Let us look at some of the leading banks in Pakistan to get a clearer picture of the present status of the banking sector and how things could shape up in the not too distant future.
MUSLIM COMMERCIAL BANK
The first bank to be de-nationalised, MCB, is the largest private sector bank in Pakistan with the most extensive country-wide network of branches and ATMs have been the benchmark for the industry lately. MCB currently boasts over 900 branches (with 750 of these being automated), over 200 ATMs and more than a dozen banks on the MNET ATM switch. MCB has been declared the best bank in Pakistan by Euromoney for four out of the last five years, and several other reliable, independent international organisations have expressed similar views about the bank.
MCB offers a wide range of financial products and services to its mushrooming number of corporate and individual customers including private placements, debt/equity underwriting, term finance certificates, loan syndication, privatisation, corporate advisory, non-fund facilities, and mergers and acquisitions. The bank has been outstanding in its performance and has posted significant profits in the current fiscal.
NATIONAL BANK OF PAKISTAN
NBP is determined to set higher standards of achievements, being the sole remaining nationalised bank.

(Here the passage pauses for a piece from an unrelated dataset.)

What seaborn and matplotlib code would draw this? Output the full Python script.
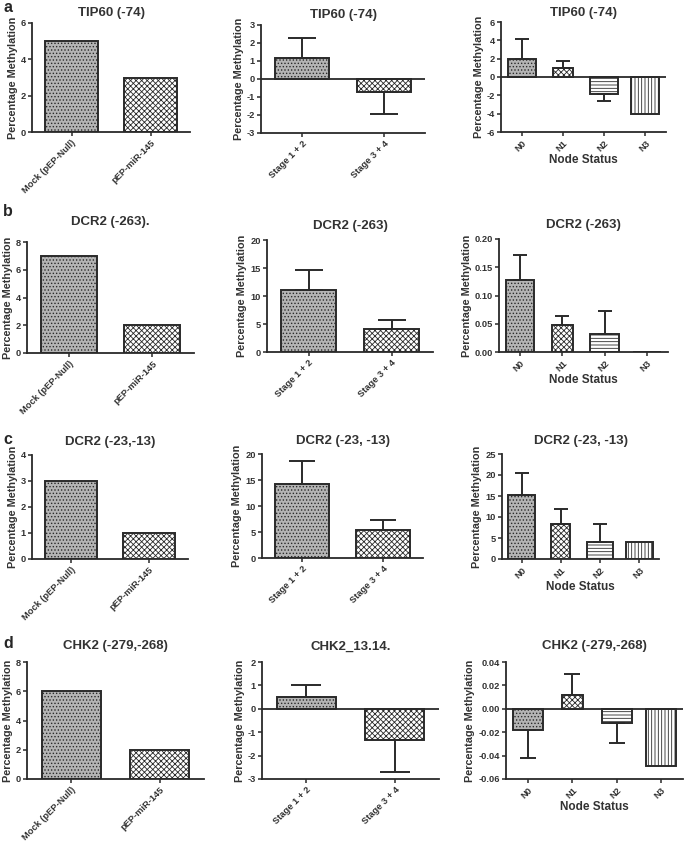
import numpy as np
import matplotlib
matplotlib.use("Agg")
import matplotlib.pyplot as plt
import seaborn as sns
from matplotlib.ticker import FormatStrFormatter

sns.set_style("white")
plt.rcParams['font.family'] = ['Liberation Sans', 'DejaVu Sans']
plt.rcParams['hatch.linewidth'] = 0.6

# categories
cell_cats = ["Mock (pEP-Null)", "pEP-miR-145"]
stage_cats = ["Stage 1 + 2", "Stage 3 + 4"]
node_cats = ["N0", "N1", "N2", "N3"]

# row a: TIP60 (-74)
a_cell = [5, 3]
a_stage = [1.15, -0.7]
a_stage_err = [1.1, 1.25]
a_node = [2.0, 1.0, -1.8, -4.0]
a_node_err = [2.1, 0.7, 0.8, 0]

# row b: DCR2 (-263)
b_cell = [7, 2]
b_stage = [11.1, 4.1]
b_stage_err = [3.6, 1.6]
b_node = [0.128, 0.047, 0.032, 0.0]
b_node_err = [0.043, 0.017, 0.040, 0]

# row c: DCR2 (-23,-13)
c_cell = [3, 1]
c_stage = [14.2, 5.4]
c_stage_err = [4.5, 1.9]
c_node = [15.3, 8.4, 4.1, 4.1]
c_node_err = [5.1, 3.6, 4.2, 0]

# row d: CHK2
d_cell = [6, 2]
d_stage = [0.5, -1.35]
d_stage_err = [0.5, 1.37]
d_node = [-0.018, 0.012, -0.012, -0.049]
d_node_err = [0.024, 0.018, 0.017, 0]

titles = [
    ["TIP60 (-74)", "TIP60 (-74)", "TIP60 (-74)"],
    ["DCR2 (-263).", "DCR2 (-263)", "DCR2 (-263)"],
    ["DCR2 (-23,-13)", "DCR2 (-23, -13)", "DCR2 (-23, -13)"],
    ["CHK2 (-279,-268)", "CHK2_13.14.", "CHK2 (-279,-268)"],
]
panel_letters = ["a", "b", "c", "d"]

yticks = [
    [np.arange(0, 7, 2), np.arange(-3, 4, 1), np.arange(-6, 7, 2)],
    [np.arange(0, 9, 2), np.arange(0, 21, 5), np.arange(0, 0.21, 0.05)],
    [np.arange(0, 5, 1), np.arange(0, 21, 5), np.arange(0, 26, 5)],
    [np.arange(0, 9, 2), np.arange(-3, 3, 1), np.arange(-0.06, 0.041, 0.02)],
]

rows = [
    [(cell_cats, a_cell, None), (stage_cats, a_stage, a_stage_err), (node_cats, a_node, a_node_err)],
    [(cell_cats, b_cell, None), (stage_cats, b_stage, b_stage_err), (node_cats, b_node, b_node_err)],
    [(cell_cats, c_cell, None), (stage_cats, c_stage, c_stage_err), (node_cats, c_node, c_node_err)],
    [(cell_cats, d_cell, None), (stage_cats, d_stage, d_stage_err), (node_cats, d_node, d_node_err)],
]

# axes boxes in pixels: left, right, top, bottom
W, H = 685, 841
boxes = [
    [(32, 190, 23, 132), (261, 425, 25, 133), (501, 666, 22, 132)],
    [(27, 194, 242, 353), (267, 433, 240, 352), (499, 668, 239, 352)],
    [(32, 188, 455, 559), (262, 423, 454, 558), (502, 659, 454, 559)],
    [(27, 204, 662, 779), (262, 439, 662, 779), (506, 683, 662, 779)],
]
letter_y = [7, 212, 440, 643]
title_pad = [[5, 5, 4], [12, 8, 8], [7, 7, 7], [9, 9, 9]]

styles = [
    dict(fc="#b4b4b4", hatch="....."),
    dict(fc="white", hatch="xxxxxx"),
    dict(fc="white", hatch="-----"),
    dict(fc="white", hatch="|||||"),
]
edge = "#2a2a2a"

fig = plt.figure(figsize=(W / 100, H / 100), dpi=100)

for r in range(4):
    for c in range(3):
        l, rr, t, b = boxes[r][c]
        ax = fig.add_axes([l / W, 1 - b / H, (rr - l) / W, (b - t) / H])
        cats, vals, errs = rows[r][c]
        n = len(cats)
        bw = 0.67 if n == 2 else 0.68
        sns.barplot(x=cats, y=vals, ax=ax, color="white", width=bw, errorbar=None)
        for i, p in enumerate(ax.patches):
            st = styles[i]
            p.set_facecolor(st["fc"])
            p.set_hatch(st["hatch"])
            p.set_edgecolor(edge)
            p.set_linewidth(1.4)
            if n == 4 and i == 1:
                cx = p.get_x() + p.get_width() / 2
                p.set_width(bw * 0.72)
                p.set_x(cx - bw * 0.36)
        if errs is not None:
            xs = np.arange(n)
            lower = [e if v < 0 else 0 for v, e in zip(vals, errs)]
            upper = [e if v >= 0 else 0 for v, e in zip(vals, errs)]
            axw = rr - l
            cap = 0.5 * bw * axw / n * 0.72
            for i in range(n):
                if errs[i] > 0:
                    ax.errorbar(xs[i], vals[i], yerr=[[lower[i]], [upper[i]]],
                                fmt="none", ecolor=edge, elinewidth=1.4,
                                capsize=cap * 0.5, capthick=1.4, zorder=1)
        ax.set_xlim(-0.5, n - 0.5)
        yt = yticks[r][c]
        ax.set_yticks(yt)
        ax.set_ylim(yt[0], yt[-1])
        if c == 2 and r in (1, 3):
            ax.yaxis.set_major_formatter(FormatStrFormatter("%.2f"))
        else:
            ax.yaxis.set_major_formatter(FormatStrFormatter("%d"))
        if yt[0] < 0:
            ax.axhline(0, color=edge, lw=1.3, zorder=3)
        for s in ["top", "right"]:
            ax.spines[s].set_visible(False)
        for s in ["left", "bottom"]:
            ax.spines[s].set_color(edge)
            ax.spines[s].set_linewidth(1.3)
        ax.tick_params(axis="both", direction="out", length=3, width=1.1,
                       color=edge, labelsize=6.7, pad=1.5)
        ax.tick_params(axis="x", bottom=True)
        ax.tick_params(axis="y", left=True)
        ax.set_xticks(range(n))
        ax.set_xticklabels(cats, rotation=45, ha="right", rotation_mode="anchor",
                           fontweight="bold", color="#333333")
        for lab in ax.get_yticklabels():
            lab.set_fontweight("bold")
            lab.set_color("#333333")
        ax.set_ylabel("Percentage Methylation", fontsize=7.8, fontweight="bold",
                      color="#333333", labelpad=2)
        if c == 2:
            ax.set_xlabel("Node Status", fontsize=8.5, fontweight="bold",
                          color="#333333", labelpad=1)
        else:
            ax.set_xlabel("")
        ax.set_title(titles[r][c], fontsize=9.5, fontweight="bold", color="#333333",
                     pad=title_pad[r][c])
    fig.text(3 / W, 1 - letter_y[r] / H, panel_letters[r], fontsize=11.5,
             fontweight="bold", va="center", ha="left")

fig.savefig("out.png", dpi=100)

It is a major business partner of the Government of Pakistan and has contributed significantly to the country's economic growth through forceful yet objective lending policies, technology-oriented products and services, and a large network of branches locally and internationally.
HABIB BANK LIMITED
Established in August 1941 with the opening of its first branch in Bombay, it moved to Pakistan as the premier financial institution long before independence. HBL is an internationally renowned name and has 1700 branches in Pakistan and more branches in 26 countries across five continents.
Presently, the bank is running on modern lines and provides its customers with all contemporary services including credit cards, ATM cards and travellers' cheques. HBL has also quoted good pre-tax and pre-audit results for the current fiscal year.
UNITED BANK LIMITED
UBL is one of the largest commercial banks in Pakistan with nearly forty six years of exemplary service to its customer base. Its present assets base is over Rs.300 billion. UBL has over a thousand branches locally and 15 overseas branches, making it a truly global institution.
ALLIED BANK LIMITED
Like most of its counterparts, ABL has also posted good gains in the current fiscal according to its un-audited balance sheet. With a new corporate identity and over 850 branches nationwide, ABL could well be the next big thing if its management can get it right.
ASKARI COMMERCIAL BANK
Incorporated in 1991, ACB started operations the following year and is presently among the top choices for the contemporary customer. ACB is an active scrip on the Karachi, Lahore and Islamabad Stock Exchanges and has reportedly been over-subscribed at least 16 times. The bank has over 50 branches across the country and a reasonable ATM network. It's total assets exceed Rs.85 billion and has been considered among the best performing financial institutions in Pakistan.
Moreover, ACB is apparently the first Pakistani bank to offer real-time, on-line banking across the country, the first to offer Internet Banking services, and the first bank to offer e-Commerce solutions
Active in Pakistan since 1997 and managed by UAE-based financial tycoons, the Abu Dhabi Group, Bank Al-Falah has over 100 branches across 36 cities of Pakistan. The bank has invested in revolutionary technology to provide its customers with an extensive range of products and services. The bank has also taken a quantum leap in the last few years and is reported to be in the fine financial health.
FIRST WOMEN'S BANK
FWBL was incorporated in 1989 for the sole purpose of providing banking facilities to women to empower them to lead and be part of the economic machinery. The bank was privatised a few years ago and has since been doing exceptionally well. It posted encouraging results in the last few years and the present expectations are parallel.